AIM
Read the entries below and pull out each line with the string "this".
** Start RECORDS PROVIDED **
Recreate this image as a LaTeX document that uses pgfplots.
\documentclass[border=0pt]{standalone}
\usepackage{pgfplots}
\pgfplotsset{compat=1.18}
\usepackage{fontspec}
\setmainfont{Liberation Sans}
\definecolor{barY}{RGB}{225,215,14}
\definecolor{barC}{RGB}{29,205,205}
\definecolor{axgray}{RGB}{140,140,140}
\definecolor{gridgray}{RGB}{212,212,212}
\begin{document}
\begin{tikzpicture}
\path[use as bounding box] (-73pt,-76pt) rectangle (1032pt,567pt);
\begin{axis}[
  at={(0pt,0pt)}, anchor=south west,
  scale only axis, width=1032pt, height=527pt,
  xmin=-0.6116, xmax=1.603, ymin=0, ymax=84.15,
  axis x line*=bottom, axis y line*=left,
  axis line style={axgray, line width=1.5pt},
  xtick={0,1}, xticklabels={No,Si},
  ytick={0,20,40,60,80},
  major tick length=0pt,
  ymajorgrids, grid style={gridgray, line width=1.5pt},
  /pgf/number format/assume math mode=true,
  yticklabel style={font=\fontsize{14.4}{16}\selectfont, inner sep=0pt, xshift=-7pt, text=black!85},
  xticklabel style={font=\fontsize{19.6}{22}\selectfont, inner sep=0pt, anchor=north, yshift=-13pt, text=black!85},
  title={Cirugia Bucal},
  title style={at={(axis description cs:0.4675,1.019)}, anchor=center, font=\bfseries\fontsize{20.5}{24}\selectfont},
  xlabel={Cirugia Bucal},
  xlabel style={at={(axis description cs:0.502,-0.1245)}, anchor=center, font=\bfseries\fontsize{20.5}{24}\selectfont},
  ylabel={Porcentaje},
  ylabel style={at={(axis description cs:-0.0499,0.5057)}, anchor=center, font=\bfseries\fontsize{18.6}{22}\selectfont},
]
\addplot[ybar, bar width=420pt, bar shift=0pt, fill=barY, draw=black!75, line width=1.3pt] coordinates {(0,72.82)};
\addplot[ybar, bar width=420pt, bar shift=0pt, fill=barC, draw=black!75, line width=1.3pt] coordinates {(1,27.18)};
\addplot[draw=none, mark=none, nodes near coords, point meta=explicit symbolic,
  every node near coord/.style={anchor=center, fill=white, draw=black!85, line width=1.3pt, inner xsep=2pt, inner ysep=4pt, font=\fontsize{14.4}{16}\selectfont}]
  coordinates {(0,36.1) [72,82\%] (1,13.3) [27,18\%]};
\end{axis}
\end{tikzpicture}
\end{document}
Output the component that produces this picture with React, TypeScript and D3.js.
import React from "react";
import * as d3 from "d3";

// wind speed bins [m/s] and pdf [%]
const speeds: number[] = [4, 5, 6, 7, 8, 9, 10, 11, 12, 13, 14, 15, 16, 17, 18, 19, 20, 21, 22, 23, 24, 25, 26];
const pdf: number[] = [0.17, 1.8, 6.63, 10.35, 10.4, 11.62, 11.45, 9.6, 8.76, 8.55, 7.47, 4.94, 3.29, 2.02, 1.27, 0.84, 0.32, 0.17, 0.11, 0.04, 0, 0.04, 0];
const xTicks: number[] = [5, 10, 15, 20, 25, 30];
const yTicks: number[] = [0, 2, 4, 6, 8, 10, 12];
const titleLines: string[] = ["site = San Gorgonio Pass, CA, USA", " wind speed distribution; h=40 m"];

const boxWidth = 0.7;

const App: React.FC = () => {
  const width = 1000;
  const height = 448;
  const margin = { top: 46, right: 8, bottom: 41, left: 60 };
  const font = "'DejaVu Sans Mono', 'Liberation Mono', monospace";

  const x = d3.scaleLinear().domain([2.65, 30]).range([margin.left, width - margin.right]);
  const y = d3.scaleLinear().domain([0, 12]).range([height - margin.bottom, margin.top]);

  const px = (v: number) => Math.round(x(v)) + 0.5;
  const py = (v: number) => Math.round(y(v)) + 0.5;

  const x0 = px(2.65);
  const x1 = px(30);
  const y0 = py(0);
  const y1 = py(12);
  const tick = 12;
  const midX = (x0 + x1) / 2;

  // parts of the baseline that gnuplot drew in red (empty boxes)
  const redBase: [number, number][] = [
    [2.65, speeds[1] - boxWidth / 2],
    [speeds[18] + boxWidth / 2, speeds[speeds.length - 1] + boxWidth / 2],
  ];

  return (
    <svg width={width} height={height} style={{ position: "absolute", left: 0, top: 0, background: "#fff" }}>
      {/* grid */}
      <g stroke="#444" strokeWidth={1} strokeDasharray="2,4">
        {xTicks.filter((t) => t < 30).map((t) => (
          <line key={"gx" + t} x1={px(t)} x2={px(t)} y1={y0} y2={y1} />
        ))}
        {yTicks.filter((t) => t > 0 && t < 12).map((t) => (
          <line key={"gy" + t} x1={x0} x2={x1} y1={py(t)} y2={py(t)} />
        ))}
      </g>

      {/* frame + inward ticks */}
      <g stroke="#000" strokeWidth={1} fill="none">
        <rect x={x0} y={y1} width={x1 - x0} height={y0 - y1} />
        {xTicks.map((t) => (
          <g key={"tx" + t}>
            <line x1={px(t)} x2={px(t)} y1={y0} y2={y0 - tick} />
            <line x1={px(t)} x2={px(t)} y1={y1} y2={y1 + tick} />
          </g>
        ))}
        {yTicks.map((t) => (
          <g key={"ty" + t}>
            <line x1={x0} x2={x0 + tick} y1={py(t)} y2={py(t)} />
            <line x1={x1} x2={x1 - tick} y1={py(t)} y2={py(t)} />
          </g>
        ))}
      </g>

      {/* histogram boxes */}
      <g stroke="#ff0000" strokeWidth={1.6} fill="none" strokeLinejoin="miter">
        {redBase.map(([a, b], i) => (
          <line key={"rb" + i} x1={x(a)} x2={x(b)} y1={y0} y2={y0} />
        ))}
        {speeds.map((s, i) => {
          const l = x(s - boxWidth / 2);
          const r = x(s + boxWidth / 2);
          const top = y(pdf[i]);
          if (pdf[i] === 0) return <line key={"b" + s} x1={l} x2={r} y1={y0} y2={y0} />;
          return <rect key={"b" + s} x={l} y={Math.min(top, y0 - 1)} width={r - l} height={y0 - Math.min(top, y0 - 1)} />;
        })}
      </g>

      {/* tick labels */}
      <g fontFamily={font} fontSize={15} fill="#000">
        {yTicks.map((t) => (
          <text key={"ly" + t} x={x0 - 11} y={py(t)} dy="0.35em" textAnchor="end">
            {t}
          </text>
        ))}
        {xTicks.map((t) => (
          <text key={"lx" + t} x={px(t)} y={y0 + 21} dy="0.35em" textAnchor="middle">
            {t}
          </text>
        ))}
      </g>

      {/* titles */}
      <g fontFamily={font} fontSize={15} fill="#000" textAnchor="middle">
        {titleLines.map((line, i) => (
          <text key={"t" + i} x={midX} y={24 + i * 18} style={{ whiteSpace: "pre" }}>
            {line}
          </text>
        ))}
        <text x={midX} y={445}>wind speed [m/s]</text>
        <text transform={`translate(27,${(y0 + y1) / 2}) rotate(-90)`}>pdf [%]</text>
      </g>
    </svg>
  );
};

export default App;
** End RECORDS PROVIDED **
** Start RECORDS PROVIDED **
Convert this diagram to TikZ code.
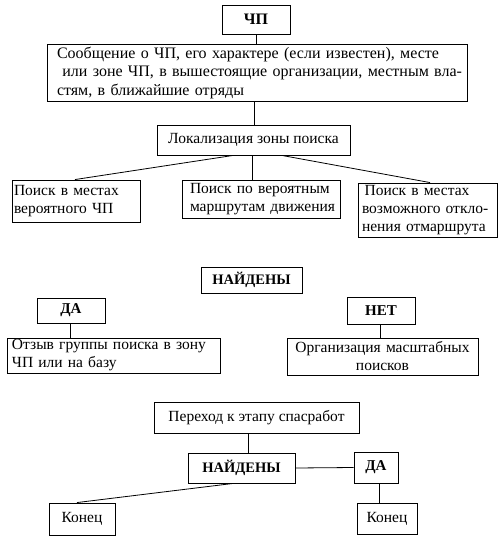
** End RECORDS PROVIDED **
** Start RECORDS PROVIDED **
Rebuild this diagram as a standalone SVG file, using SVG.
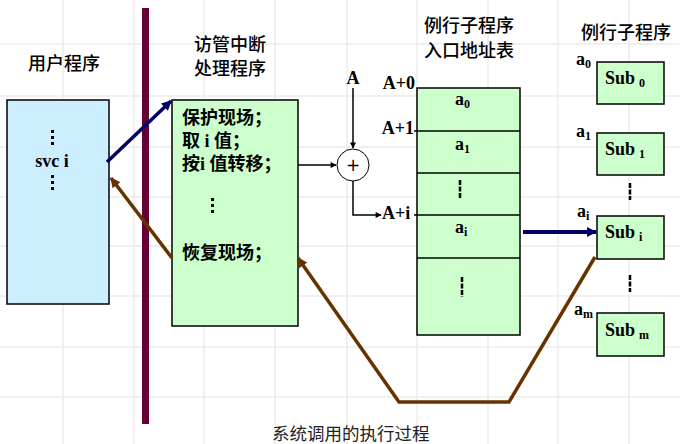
** End RECORDS PROVIDED **
SOLVED EXERCISE
Recreate this image as a LaTeX document that uses pgfplots.
Output the component that produces this picture with React, TypeScript and D3.js.
Convert this diagram to TikZ code.
Rebuild this diagram as a standalone SVG file, using SVG.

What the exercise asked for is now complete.